= WHAT YOU HAVE TO DO =
With the pictures left out, copy the listing below exactly.

[Collected data entries]
* * *

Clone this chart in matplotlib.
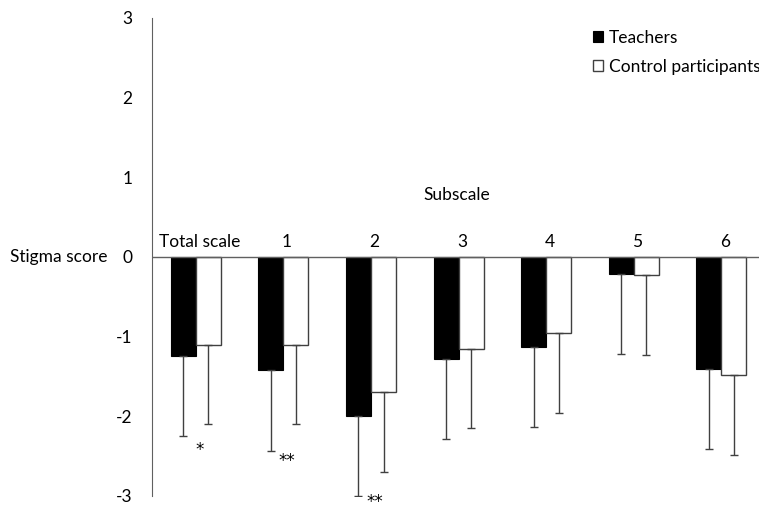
'''stigma scores: teachers vs control participants'''

import matplotlib.pyplot as plt
import numpy as np

plt.rcParams['font.family'] = ['Lato', 'DejaVu Sans']

categories = ['Total scale', '1', '2', '3', '4', '5', '6']
teachers = [-1.24, -1.42, -1.99, -1.28, -1.13, -0.21, -1.40]
controls = [-1.10, -1.10, -1.69, -1.15, -0.96, -0.22, -1.48]
teachers_sd = [1.01, 1.01, 1.01, 1.01, 1.00, 1.01, 1.01]
controls_sd = [1.00, 1.00, 1.01, 1.00, 1.00, 1.01, 1.01]
# significance marks: (group index, text, y)
stars = [(0, '*', -2.42), (1, '**', -2.56), (2, '**', -3.08)]

edge = '#404040'
fs = 12.5
x = np.arange(len(categories))
w = 0.286

fig = plt.figure(figsize=(7.59, 5.07), dpi=100)
ax = fig.add_axes([0.2, 0.0217, 0.8, 0.9428])

ax.bar(x - w / 2, teachers, w, color='black', edgecolor='black', linewidth=0.8,
       label='Teachers')
ax.bar(x + w / 2, controls, w, color='white', edgecolor=edge, linewidth=1.0,
       label='Control participants')
ax.errorbar(x - w / 2, teachers, yerr=[teachers_sd, np.zeros(len(x))],
            fmt='none', ecolor=edge, elinewidth=1.0, capsize=3, capthick=1.0)
ax.errorbar(x + w / 2, controls, yerr=[controls_sd, np.zeros(len(x))],
            fmt='none', ecolor=edge, elinewidth=1.0, capsize=3, capthick=1.0)

for i, lab in enumerate(categories):
    ax.text(x[i] + 0.04, 0.09, lab, ha='center', va='bottom', fontsize=fs)
for i, s, y in stars:
    ax.text(x[i] + 0.04, y, s, ha='center', va='center', fontsize=12,
            family='DejaVu Sans', clip_on=False)

ax.text(2.98, 0.78, 'Subscale', ha='center', va='center', fontsize=fs)
fig.text(0.013, 0.493, 'Stigma score', ha='left', va='center', fontsize=fs)

ax.set_xlim(-0.503, 6.43)
ax.set_ylim(-3, 3)
yt = [-3, -2, -1, 0, 1, 2, 3]
ax.set_yticks(yt)
ax.set_yticklabels([str(t) for t in yt])
ax.tick_params(axis='y', length=0, pad=14, labelsize=fs)
ax.set_xticks([])
for side in ['top', 'right', 'bottom']:
    ax.spines[side].set_visible(False)
ax.spines['left'].set_color('#606060')
ax.axhline(0, color='#606060', linewidth=1.0)

ax.legend(loc='upper left', bbox_to_anchor=(0.715, 0.99), frameon=False,
          fontsize=fs, handlelength=0.6, handleheight=0.6, handletextpad=0.3,
          labelspacing=0.75, borderaxespad=0)

fig.savefig('out.png', dpi=100)
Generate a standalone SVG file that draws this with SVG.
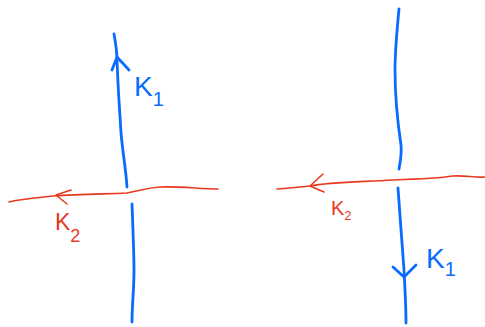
<svg xmlns="http://www.w3.org/2000/svg" width="485" height="327" viewBox="0 0 485 327">
  <style>
    .blue { fill: none; stroke: #0a6cff; stroke-width: 2.8; stroke-linecap: round; stroke-linejoin: round; }
    .red { fill: none; stroke: #e8391f; stroke-width: 1.6; stroke-linecap: round; stroke-linejoin: round; }
    .lblB { fill: #0a6cff; font-family: "Liberation Sans", Arial, sans-serif; }
    .lblR { fill: #e8391f; font-family: "Liberation Sans", Arial, sans-serif; }
  </style>
  <rect width="485" height="327" fill="#ffffff"/>

  <!-- left crossing: K1 pointing up, K2 pointing left -->
  <g id="left-k1">
    <path class="blue" d="M114,34 C116,45 117,52 117,60 C118,90 120,115 121,133 C123,155 126,170 127,187"/>
    <path class="blue" d="M112,70 L117,57 L129,70"/>
    <path class="blue" d="M132,204 C133,230 134,255 134,270 C134,290 132,305 132,322"/>
    <text class="lblB" x="134" y="96" font-size="28">K<tspan font-size="20" dy="10">1</tspan></text>
  </g>
  <g id="left-k2">
    <path class="red" d="M9,202 C20,199 35,198 53,196 C80,194 105,194 127,193 C140,191 145,188 160,187 C180,186 200,189 218,189"/>
    <path class="red" d="M71,190 L56,195 L67,204"/>
    <text class="lblR" x="55" y="230" font-size="23">K<tspan font-size="18" dy="12">2</tspan></text>
  </g>

  <!-- right crossing: K1 pointing down, K2 pointing left -->
  <g id="right-k1">
    <path class="blue" d="M399,9 C397,30 395,50 395,70 C395,100 398,125 401,145 C402,155 400,162 399,169"/>
    <path class="blue" d="M398,188 C400,215 402,245 404,270 C405,290 406,305 406,323"/>
    <path class="blue" d="M393,267 L404,277 L416,265"/>
    <text class="lblB" x="426" y="268" font-size="28">K<tspan font-size="20" dy="8">1</tspan></text>
  </g>
  <g id="right-k2">
    <path class="red" d="M277,189 C290,188 300,187 310,186 C330,182 360,182 393,180 C420,179 440,178 453,176 C465,175 475,178 485,177"/>
    <path class="red" d="M323,174 L310,186 L324,192"/>
    <text class="lblR" x="331" y="215" font-size="20">K<tspan font-size="13" dy="5">2</tspan></text>
  </g>
</svg>
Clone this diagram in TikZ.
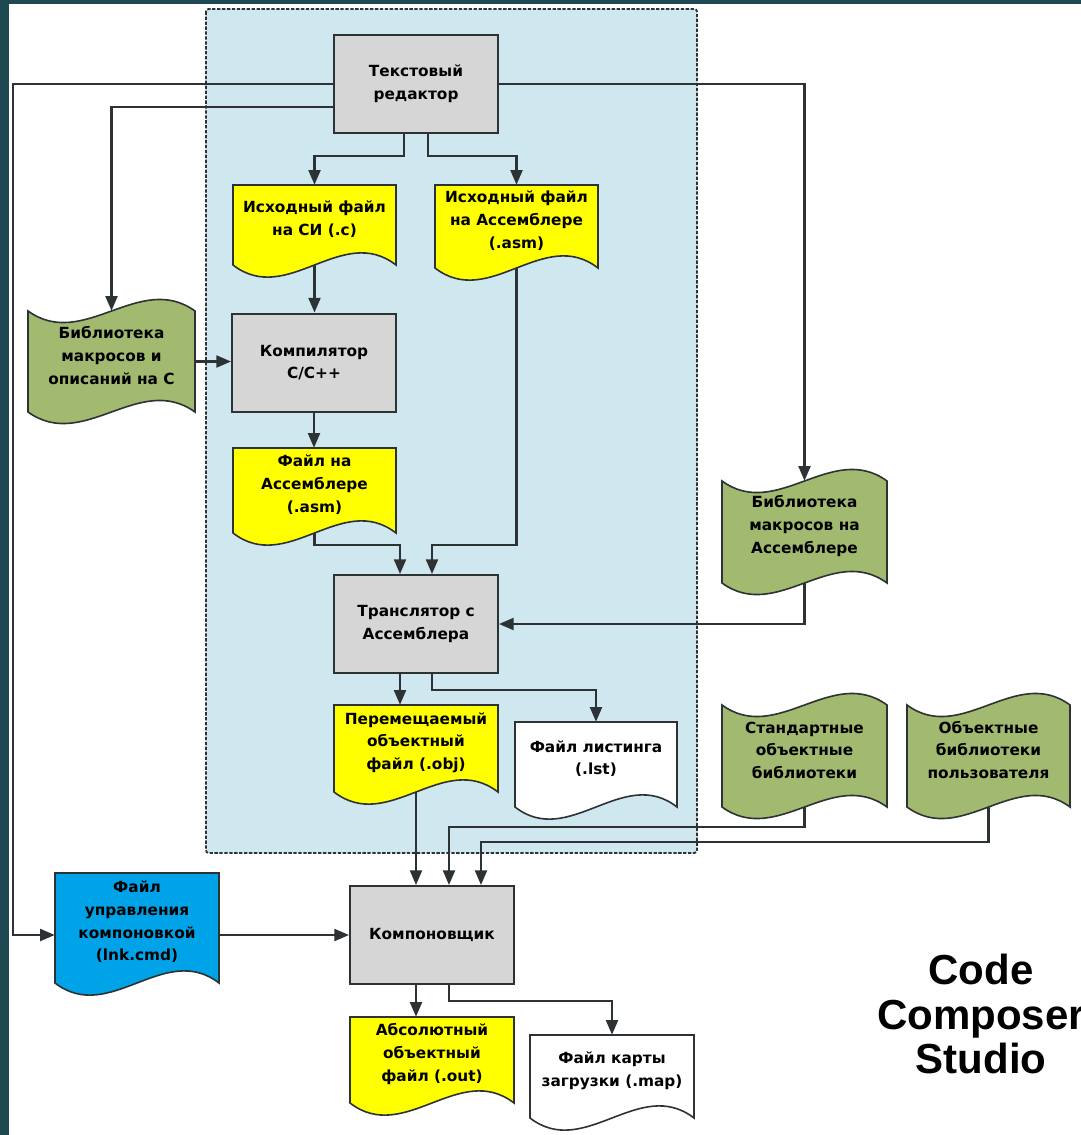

* * *

= OUTPUT OF THE EXERCISE =
Clone this chart in matplotlib.
'''stigma scores: teachers vs control participants'''

import matplotlib.pyplot as plt
import numpy as np

plt.rcParams['font.family'] = ['Lato', 'DejaVu Sans']

categories = ['Total scale', '1', '2', '3', '4', '5', '6']
teachers = [-1.24, -1.42, -1.99, -1.28, -1.13, -0.21, -1.40]
controls = [-1.10, -1.10, -1.69, -1.15, -0.96, -0.22, -1.48]
teachers_sd = [1.01, 1.01, 1.01, 1.01, 1.00, 1.01, 1.01]
controls_sd = [1.00, 1.00, 1.01, 1.00, 1.00, 1.01, 1.01]
# significance marks: (group index, text, y)
stars = [(0, '*', -2.42), (1, '**', -2.56), (2, '**', -3.08)]

edge = '#404040'
fs = 12.5
x = np.arange(len(categories))
w = 0.286

fig = plt.figure(figsize=(7.59, 5.07), dpi=100)
ax = fig.add_axes([0.2, 0.0217, 0.8, 0.9428])

ax.bar(x - w / 2, teachers, w, color='black', edgecolor='black', linewidth=0.8,
       label='Teachers')
ax.bar(x + w / 2, controls, w, color='white', edgecolor=edge, linewidth=1.0,
       label='Control participants')
ax.errorbar(x - w / 2, teachers, yerr=[teachers_sd, np.zeros(len(x))],
            fmt='none', ecolor=edge, elinewidth=1.0, capsize=3, capthick=1.0)
ax.errorbar(x + w / 2, controls, yerr=[controls_sd, np.zeros(len(x))],
            fmt='none', ecolor=edge, elinewidth=1.0, capsize=3, capthick=1.0)

for i, lab in enumerate(categories):
    ax.text(x[i] + 0.04, 0.09, lab, ha='center', va='bottom', fontsize=fs)
for i, s, y in stars:
    ax.text(x[i] + 0.04, y, s, ha='center', va='center', fontsize=12,
            family='DejaVu Sans', clip_on=False)

ax.text(2.98, 0.78, 'Subscale', ha='center', va='center', fontsize=fs)
fig.text(0.013, 0.493, 'Stigma score', ha='left', va='center', fontsize=fs)

ax.set_xlim(-0.503, 6.43)
ax.set_ylim(-3, 3)
yt = [-3, -2, -1, 0, 1, 2, 3]
ax.set_yticks(yt)
ax.set_yticklabels([str(t) for t in yt])
ax.tick_params(axis='y', length=0, pad=14, labelsize=fs)
ax.set_xticks([])
for side in ['top', 'right', 'bottom']:
    ax.spines[side].set_visible(False)
ax.spines['left'].set_color('#606060')
ax.axhline(0, color='#606060', linewidth=1.0)

ax.legend(loc='upper left', bbox_to_anchor=(0.715, 0.99), frameon=False,
          fontsize=fs, handlelength=0.6, handleheight=0.6, handletextpad=0.3,
          labelspacing=0.75, borderaxespad=0)

fig.savefig('out.png', dpi=100)
Generate a standalone SVG file that draws this with SVG.
<svg xmlns="http://www.w3.org/2000/svg" width="485" height="327" viewBox="0 0 485 327">
  <style>
    .blue { fill: none; stroke: #0a6cff; stroke-width: 2.8; stroke-linecap: round; stroke-linejoin: round; }
    .red { fill: none; stroke: #e8391f; stroke-width: 1.6; stroke-linecap: round; stroke-linejoin: round; }
    .lblB { fill: #0a6cff; font-family: "Liberation Sans", Arial, sans-serif; }
    .lblR { fill: #e8391f; font-family: "Liberation Sans", Arial, sans-serif; }
  </style>
  <rect width="485" height="327" fill="#ffffff"/>

  <!-- left crossing: K1 pointing up, K2 pointing left -->
  <g id="left-k1">
    <path class="blue" d="M114,34 C116,45 117,52 117,60 C118,90 120,115 121,133 C123,155 126,170 127,187"/>
    <path class="blue" d="M112,70 L117,57 L129,70"/>
    <path class="blue" d="M132,204 C133,230 134,255 134,270 C134,290 132,305 132,322"/>
    <text class="lblB" x="134" y="96" font-size="28">K<tspan font-size="20" dy="10">1</tspan></text>
  </g>
  <g id="left-k2">
    <path class="red" d="M9,202 C20,199 35,198 53,196 C80,194 105,194 127,193 C140,191 145,188 160,187 C180,186 200,189 218,189"/>
    <path class="red" d="M71,190 L56,195 L67,204"/>
    <text class="lblR" x="55" y="230" font-size="23">K<tspan font-size="18" dy="12">2</tspan></text>
  </g>

  <!-- right crossing: K1 pointing down, K2 pointing left -->
  <g id="right-k1">
    <path class="blue" d="M399,9 C397,30 395,50 395,70 C395,100 398,125 401,145 C402,155 400,162 399,169"/>
    <path class="blue" d="M398,188 C400,215 402,245 404,270 C405,290 406,305 406,323"/>
    <path class="blue" d="M393,267 L404,277 L416,265"/>
    <text class="lblB" x="426" y="268" font-size="28">K<tspan font-size="20" dy="8">1</tspan></text>
  </g>
  <g id="right-k2">
    <path class="red" d="M277,189 C290,188 300,187 310,186 C330,182 360,182 393,180 C420,179 440,178 453,176 C465,175 475,178 485,177"/>
    <path class="red" d="M323,174 L310,186 L324,192"/>
    <text class="lblR" x="331" y="215" font-size="20">K<tspan font-size="13" dy="5">2</tspan></text>
  </g>
</svg>
Clone this diagram in TikZ.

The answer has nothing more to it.